Barclays Liable in $300 Million Black Diamond Suit
Barclays Plc (BARC) was found liable for breach of contract in a lawsuit filed by a unit of hedge fund Black Diamond Capital Management LLC seeking more than $300 million in collateral from a derivative agreement.
BDC Finance LLC, one of Greenwich, Connecticut-based Black Diamond (BDE)’s funds, sued Barclays in New York State Supreme Court in Manhattan in October 2008, saying that the London-based bank defaulted on a total return swap when it failed to give back more than $40 million of collateral demanded by BDC.
Justice Eileen Bransten in August 2012 partially granted a motion by Barclays for a pretrial ruling dismissing BDC Finance’s claim of breach of contract. An appeals court in Manhattan yesterday reversed Bransten’s ruling and granted BDC’s motion for a pretrial ruling finding Barclays liable for a breach.
“The evidence in the record undeniably shows that Barclays failed to pay the undisputed amount by the deadline, and establishes as a matter of law that Barclays did not comply” with the agreement’s dispute-resolution procedures, Judge Peter Tom wrote for the majority, which also affirmed Bransten’s dismissal of Barclays’s breach-of-contract counterclaims.
Barclays didn’t respond to an e-mail seeking comment on the ruling.
The two parties entered into the agreement in May 2005, and each side had the right to demand collateral based on changes in the value of the corporate debt instruments underlying the transaction, according to yesterday’s ruling.
BDC said Barclays failed to transfer $40 million in collateral it demanded and instead gave the fund more than $5 million pending resolution of the dispute, according to yesterday’s ruling.

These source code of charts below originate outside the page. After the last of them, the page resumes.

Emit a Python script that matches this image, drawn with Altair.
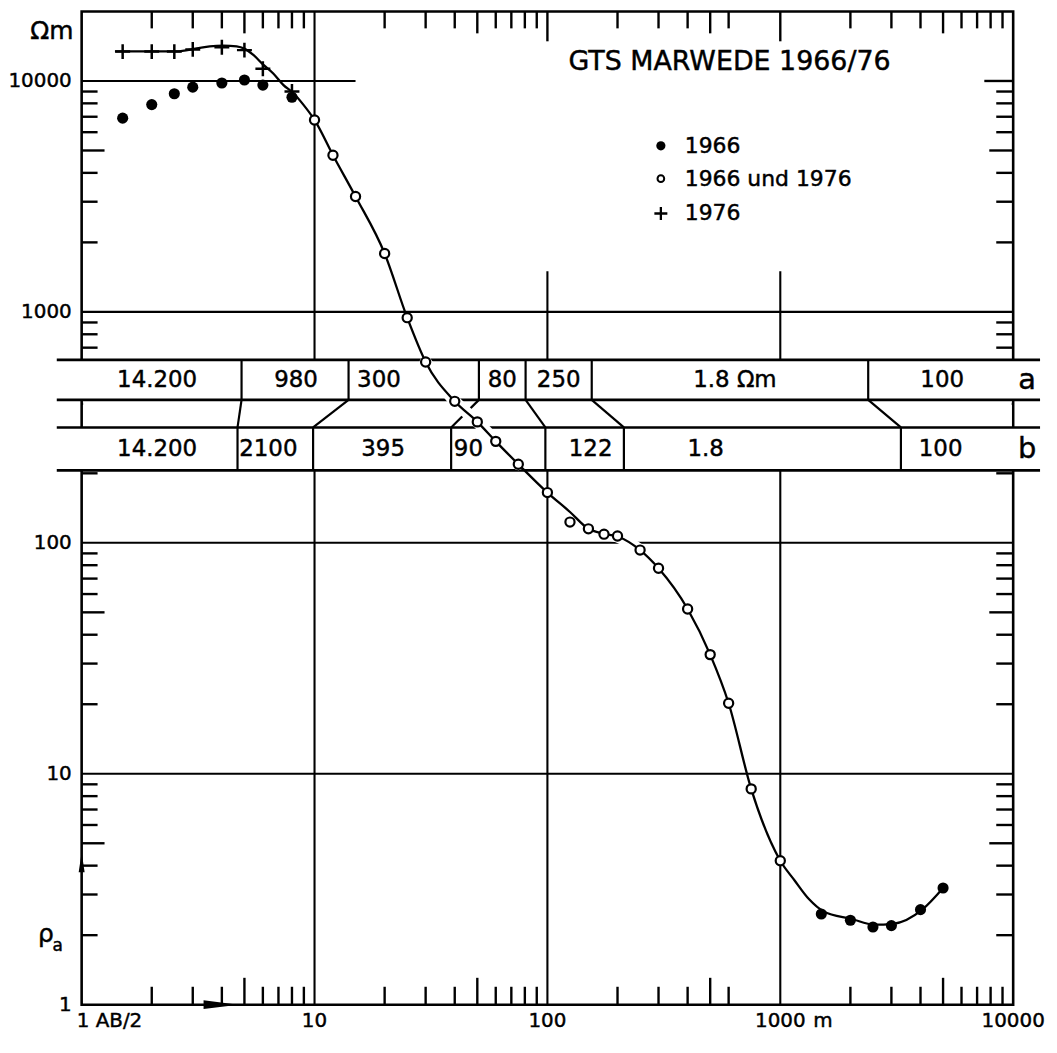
import math
import altair as alt
import pandas as pd

# ---------------- values ----------------
ab2_1966 = [1.5, 2, 2.5, 3, 4, 5, 6, 8, 1500, 2000, 2500, 3000, 4000, 5000]
rho_1966 = [6900, 7900, 8800, 9400, 9800, 10100, 9600, 8500, 2.47, 2.32, 2.17, 2.2, 2.58, 3.2]

ab2_1976 = [1.5, 2, 2.5, 3, 4, 5, 6, 8]
rho_1976 = [13400, 13400, 13400, 13700, 14000, 13600, 11300, 9000]

ab2_both = [10, 12, 15, 20, 25, 30, 40, 50, 60, 75, 100, 125, 150, 175, 200,
            250, 300, 400, 500, 600, 750, 1000]
rho_both = [6780, 4770, 3160, 1790, 944, 607, 410, 334, 275, 219, 165, 123, 115,
            109, 107, 93, 77.6, 51.7, 32.8, 20.2, 8.6, 4.2]

curve_ab2 = [1.39, 2.56, 3.12, 3.55, 4.06, 4.63, 5.02, 5.46, 6.02, 6.65, 7.34, 8.1,
             8.95, 10, 12, 15, 20, 25, 30, 40, 50, 60, 75, 100, 125, 150, 175, 200,
             250, 300, 400, 500, 600, 750, 1000, 1150, 1330, 1530, 2030, 2530, 3050,
             4070, 5000]
curve_rho = [13440, 13440, 13840, 14120, 14220, 14120, 13770, 12970, 11770, 10780,
             9620, 8870, 7900, 6780, 4770, 3160, 1790, 944, 607, 410, 334, 275, 219,
             165, 136, 115, 109.5, 106.5, 93, 77.6, 51.7, 32.8, 20.2, 8.6, 4.2, 3.46,
             2.86, 2.54, 2.35, 2.22, 2.24, 2.58, 3.2]

# layer models a and b: boundaries (AB/2 scale) and resistivities
model_a_bounds = [4.86, 14.0, 50.8, 80.6, 155, 2385]
model_a_rho = ["14.200", "980", "300", "80", "250", "1.8 \u03a9m", "100"]
model_b_bounds = [4.67, 9.86, 38.6, 98, 213, 3296]
model_b_rho = ["14.200", "2100", "395", "90", "122", "1.8", "100"]

x_labels = [10, 100, 1000, 10000]
y_labels = [1, 10, 100, 1000, 10000]

legend_labels = ["1966", "1966 und 1976", "1976"]
title_text = "GTS  MARWEDE  1966/76"

# ---------------- layout / style ----------------
W, H = 936, 998
FONT = "DejaVu Sans"
TXT_STROKE = 0.45
xs = alt.Scale(type="log", domain=[1, 10000], nice=False)
ys = alt.Scale(type="log", domain=[1, 20000], nice=False)
PX_PER_DEC = W / 4.0

BAND_A = (416, 620)   # band a extent on rho scale
BAND_B = (206, 316)
LEFT_EDGE, RIGHT_EDGE = -25, 963   # band extent in pixels (outside frame)


def XF(f):
    return alt.X(f, type="quantitative", scale=xs, axis=None)


def YF(f):
    return alt.Y(f, type="quantitative", scale=ys, axis=None)


layers = []

# --- grid lines
grid = pd.DataFrame({
    "x": [1, 1, 1, 1, 10, 100, 1000],
    "x2": [15, 10000, 10000, 10000, 10, 100, 1000],
    "y": [10000, 1000, 100, 10, 1, 1, 1],
    "y2": [10000, 1000, 100, 10, 20000, 1500, 1500],
})
layers.append(alt.Chart(grid).mark_rule(color="black", strokeWidth=2.1).encode(
    x=XF("x"), x2="x2", y=YF("y"), y2="y2"))

# --- inward ticks
mant = [2, 3, 4, 6, 7, 8, 9]
x_norm = [m * 10 ** k for k in range(4) for m in mant if not (k == 2 and m >= 7)]
x_five = [5 * 10 ** k for k in range(4)]
y_norm = [m * 10 ** k for k in range(4) for m in mant]
y_five = [5 * 10 ** k for k in range(4)]


def vticks(vals, y0, y1):
    return alt.Chart(pd.DataFrame({"v": vals})).mark_rule(
        color="black", strokeWidth=2.4).encode(
        x=XF("v"), y=alt.value(y0), y2=alt.value(y1))


def hticks(vals, x0, x1):
    return alt.Chart(pd.DataFrame({"v": vals})).mark_rule(
        color="black", strokeWidth=2.4).encode(
        y=YF("v"), x=alt.value(x0), x2=alt.value(x1))


layers += [
    vticks(x_norm, 0, 17), vticks(x_five, 0, 22), vticks([100, 1000], 0, 30),
    vticks(x_norm, H - 18, H), vticks(x_five, H - 27, H),
    hticks(y_norm, 0, 16), hticks(y_five, 0, 23),
    hticks(y_norm, W - 17, W), hticks(y_five, W - 24, W), hticks([10000], W - 29, W),
]

# --- model bands (white boxes)
bands = pd.DataFrame({"lo": [BAND_A[0], BAND_B[0]], "hi": [BAND_A[1], BAND_B[1]]})
layers.append(alt.Chart(bands).mark_rect(fill="white").encode(
    x=alt.value(LEFT_EDGE), x2=alt.value(RIGHT_EDGE), y=YF("hi"), y2="lo"))
gap = pd.DataFrame({"lo": [BAND_B[1]], "hi": [BAND_A[0]]})
layers.append(alt.Chart(gap).mark_rect(fill="white").encode(
    x=alt.value(1.5), x2=alt.value(W - 1.5), y=YF("hi"), y2="lo"))

band_lines = pd.DataFrame({"y": [BAND_A[0], BAND_A[1], BAND_B[0], BAND_B[1]]})
layers.append(alt.Chart(band_lines).mark_rule(color="black", strokeWidth=2.6).encode(
    y=YF("y"), x=alt.value(LEFT_EDGE), x2=alt.value(RIGHT_EDGE)))

dividers = pd.DataFrame({
    "x": model_a_bounds + model_b_bounds,
    "lo": [BAND_A[0]] * len(model_a_bounds) + [BAND_B[0]] * len(model_b_bounds),
    "hi": [BAND_A[1]] * len(model_a_bounds) + [BAND_B[1]] * len(model_b_bounds),
})
layers.append(alt.Chart(dividers).mark_rule(color="black", strokeWidth=2.2).encode(
    x=XF("x"), y=YF("lo"), y2="hi"))

connectors = pd.DataFrame({"xa": model_a_bounds, "xb": model_b_bounds,
                           "ya": [BAND_A[0]] * 6, "yb": [BAND_B[1]] * 6})
layers.append(alt.Chart(connectors).mark_rule(color="black", strokeWidth=2.2).encode(
    x=XF("xa"), x2="xb", y=YF("ya"), y2="yb"))

# --- curve with white halo where it cuts the bands / grid
curve_df = pd.DataFrame({"x": curve_ab2, "y": curve_rho})
halo_df = pd.concat([
    curve_df[(curve_df.x >= 30) & (curve_df.x <= 75)].assign(seg="a"),
    curve_df[(curve_df.x >= 150) & (curve_df.x <= 250)].assign(seg="b"),
])
layers.append(alt.Chart(halo_df).mark_line(
    color="white", strokeWidth=12, interpolate="monotone", strokeCap="round").encode(
    x=XF("x"), y=YF("y"), detail="seg:N"))
layers.append(alt.Chart(curve_df).mark_line(
    color="black", strokeWidth=2.3, interpolate="monotone").encode(
    x=XF("x"), y=YF("y")))

# --- measured points
d66 = pd.DataFrame({"x": ab2_1966, "y": rho_1966})
d76 = pd.DataFrame({"x": ab2_1976, "y": rho_1976})
dboth = pd.DataFrame({"x": ab2_both, "y": rho_both})
PLUS = "M-1,0L1,0M0,-1L0,1"
layers.append(alt.Chart(d76).mark_point(shape=PLUS, filled=False, color="black",
                                        strokeWidth=2.5, size=225, opacity=1).encode(
    x=XF("x"), y=YF("y")))
layers.append(alt.Chart(d66).mark_circle(color="black", size=125, opacity=1).encode(
    x=XF("x"), y=YF("y")))
layers.append(alt.Chart(dboth).mark_point(shape="circle", filled=True, fill="white",
                                          stroke="black", strokeWidth=2.2, size=85,
                                          opacity=1).encode(x=XF("x"), y=YF("y")))


# --- band labels
def cell_labels(bounds, labels, nudges, yval):
    edges_px = [LEFT_EDGE] + [PX_PER_DEC * math.log10(b) for b in bounds] + [RIGHT_EDGE]
    xs_ = []
    for i in range(len(labels)):
        mid = (edges_px[i] + edges_px[i + 1]) / 2 + nudges[i]
        xs_.append(10 ** (mid / PX_PER_DEC))
    return pd.DataFrame({"x": xs_, "y": [yval] * len(labels), "t": labels})


lab_a = cell_labels(model_a_bounds, model_a_rho, [8, 1, -35, 0, 0, 5, -12], 508)
lab_b = cell_labels(model_b_bounds, model_b_rho, [10, -7, 1, -30, 6, -57, -30], 255)
layers.append(alt.Chart(pd.concat([lab_a, lab_b])).mark_text(
    font=FONT, fontSize=23, color="black", align="center", baseline="middle",
    stroke="black", strokeWidth=TXT_STROKE).encode(
    x=XF("x"), y=YF("y"), text="t:N"))
layers.append(alt.Chart(pd.DataFrame({"y": [508, 255], "t": ["a", "b"]})).mark_text(
    font=FONT, fontSize=29, color="black", align="center", baseline="middle",
    stroke="black", strokeWidth=TXT_STROKE).encode(
    x=alt.value(950), y=YF("y"), text="t:N"))

# --- axis tick labels (placed through the scales)
layers.append(alt.Chart(pd.DataFrame({"v": y_labels, "t": [str(v) for v in y_labels]})).mark_text(
    font=FONT, fontSize=20, color="black", align="right", baseline="middle", dx=-10,
    stroke="black", strokeWidth=TXT_STROKE).encode(
    y=YF("v"), x=alt.value(0), text="t:N"))
layers.append(alt.Chart(pd.DataFrame({"v": x_labels, "t": [str(v) for v in x_labels]})).mark_text(
    font=FONT, fontSize=20, color="black", align="center", baseline="middle",
    stroke="black", strokeWidth=TXT_STROKE).encode(
    x=XF("v"), y=alt.value(H + 16), text="t:N"))


# --- title and legend
def txt(t, x, y, size=22, align="left", **kw):
    return alt.Chart(pd.DataFrame({"t": [t]})).mark_text(
        font=FONT, fontSize=size, color="black", align=align, baseline="middle",
        stroke="black", strokeWidth=TXT_STROKE, **kw).encode(
        x=alt.value(x), y=alt.value(y), text="t:N")


layers.append(txt(title_text, 651, 51, size=27, align="center"))
layers.append(txt(legend_labels[0], 606, 135))
layers.append(txt(legend_labels[1], 606, 168))
layers.append(txt(legend_labels[2], 606, 203))
one = pd.DataFrame({"k": [0]})
layers.append(alt.Chart(one).mark_circle(color="black", size=85, opacity=1).encode(
    x=alt.value(582), y=alt.value(135)))
layers.append(alt.Chart(one).mark_point(shape="circle", filled=True, fill="white",
                                        stroke="black", strokeWidth=2, size=45,
                                        opacity=1).encode(x=alt.value(582), y=alt.value(168)))
layers.append(alt.Chart(one).mark_point(shape=PLUS, filled=False, color="black",
                                        strokeWidth=2.3, size=170, opacity=1).encode(
    x=alt.value(582), y=alt.value(203)))

# --- axis annotations
layers.append(txt("\u03a9m", -30, 20, size=25, align="center"))
layers.append(txt("\u03c1", -36, 927, size=25, align="center"))
layers.append(txt("a", -24, 939, size=17, align="center"))
layers.append(txt("1 AB/2", -5, H + 16, size=20, align="left"))
layers.append(txt("m", 735, H + 16, size=20, align="left"))

# arrows on the axes
layers.append(alt.Chart(one).mark_point(shape="M0,-1L0.3,1L-0.3,1Z", filled=True,
                                        color="black", size=400, opacity=1).encode(
    x=alt.value(0), y=alt.value(855)))
layers.append(alt.Chart(one).mark_point(shape="M1,0L-1,0.25L-1,-0.25Z", filled=True,
                                        color="black", size=1225, opacity=1).encode(
    x=alt.value(140), y=alt.value(H)))

chart = alt.layer(*layers).properties(
    width=W, height=H,
    padding={"left": 74, "top": 1, "right": 36, "bottom": 29},
    autosize=alt.AutoSizeParams(type="none"),
    background="white",
).configure_view(stroke="black", strokeWidth=2.6)

chart.save("out.html", embed_options={"renderer": "svg", "actions": False})
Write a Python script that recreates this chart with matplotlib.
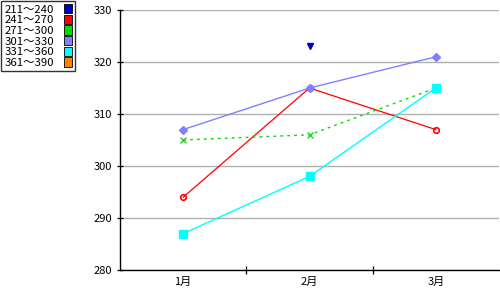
import matplotlib
matplotlib.use("Agg")
import matplotlib.pyplot as plt
import numpy as np

plt.rcParams['font.family'] = ['Noto Sans CJK JP', 'DejaVu Sans']

months = ["1月", "2月", "3月"]
series_names = ["211～240", "241～270", "271～300", "301～330", "331～360", "361～390"]
s211 = [np.nan, 323, np.nan]
s241 = [294, 315, 307]
s271 = [305, 306, 315]
s301 = [307, 315, 321]
s331 = [287, 298, 315]
s361 = [np.nan, np.nan, np.nan]
y_ticks = [280, 290, 300, 310, 320, 330]

colors = ["#0000cc", "#ff0000", "#00dd00", "#8080ff", "#00ffff", "#ff8000"]

fig = plt.figure(figsize=(5, 3), dpi=100)
ax = fig.add_axes([0.24, 0.1, 0.758, 0.8667])
x = np.arange(len(months))

ax.plot(x, s241, color=colors[1], lw=0.9, marker='o', ms=4, mfc='none', mec=colors[1], mew=1.2, zorder=3)
ax.plot(x, s271, color=colors[2], lw=1.0, ls=(0, (2, 3)), marker='x', ms=5, mew=0.9, zorder=3)
ax.plot(x, s301, color=colors[3], lw=1.0, marker='D', ms=4, zorder=4)
ax.plot(x, s331, color=colors[4], lw=1.0, marker='s', ms=5.5, zorder=5)
ax.plot(x, s211, color=colors[0], lw=1.0, marker='v', ms=4, zorder=6, ls='none')

ax.set_xlim(-0.5, 2.5)
ax.set_ylim(280, 330)
ax.set_yticks(y_ticks)
ax.set_yticklabels([str(v) for v in y_ticks], fontsize=8)
ax.set_xticks(x)
ax.set_xticklabels(months, fontsize=8)
ax.tick_params(axis='x', length=0, pad=5)
ax.set_xticks([0.5, 1.5], minor=True)
ax.tick_params(axis='x', which='minor', length=6, direction='inout', width=0.9)
ax.tick_params(axis='y', length=5, direction='inout', width=0.9, pad=3)
ax.grid(axis='y', color='#b0b0b0', lw=1.0)
ax.set_axisbelow(True)
for s in ['top', 'right']:
    ax.spines[s].set_visible(False)
ax.spines['left'].set_linewidth(1.0)
ax.spines['bottom'].set_linewidth(1.0)

# legend box
from matplotlib.patches import Patch
handles = [Patch(facecolor=c, edgecolor='black', lw=0.6) for c in colors]
leg = fig.legend(handles, series_names, loc='upper left', bbox_to_anchor=(0.002, 0.998),
                 fontsize=8.2, frameon=True, fancybox=False, edgecolor='black',
                 handlelength=0.65, handleheight=0.9, handletextpad=0.9, markerfirst=False,
                 labelspacing=0.0, borderpad=0.3, borderaxespad=0)
leg.get_frame().set_linewidth(1.0)

fig.savefig("out.png", dpi=100)
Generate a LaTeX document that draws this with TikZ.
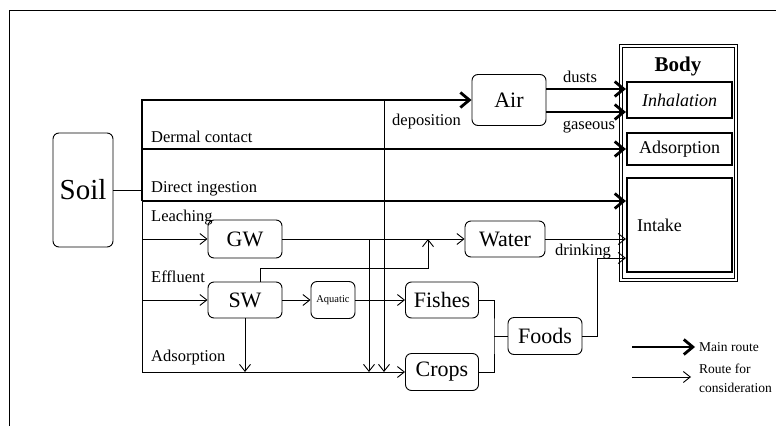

BDC then declared Barclays in default and demanded the $297 million in collateral it was holding.
Bransten said in August 2012 that BDC failed to follow dispute-resolution procedures laid out in the agreement. She partially granted Barclays’s motion for a pretrial ruling dismissing the part of the breach-of-contract claim alleging that Barclays was required to transfer the $40 million before disputing the amount.
“The court interprets the agreement as providing that, in the event of a dispute, the parties need only pay the undisputed amount of a collateral call prior to the resolution of the dispute,” Bransten said.
Two judges on the five-judge appellate panel, Richard Andrias and Judith Gische, agreed with Bransten, saying BDC failed to follow dispute-resolution procedures as described in the agreement.
“Even if the ‘potential event of default’ is viewed as Barclays’s failure to pay the return amount or notify BDC that it disputed the collateral and pay the undisputed amount, the notice gave Barclays two days to cure this failure and did not state that this could only be accomplished by paying the full return amount,” the dissenters wrote. “Even if Barclays was in default, contrary to the majority’s view, Barclays could cure by either paying the return amount or the undisputed amount.”
The case is BDC Finance LLC v. Barclays Bank Plc, 650375/2008, New York State Supreme Court, New York County (Manhattan).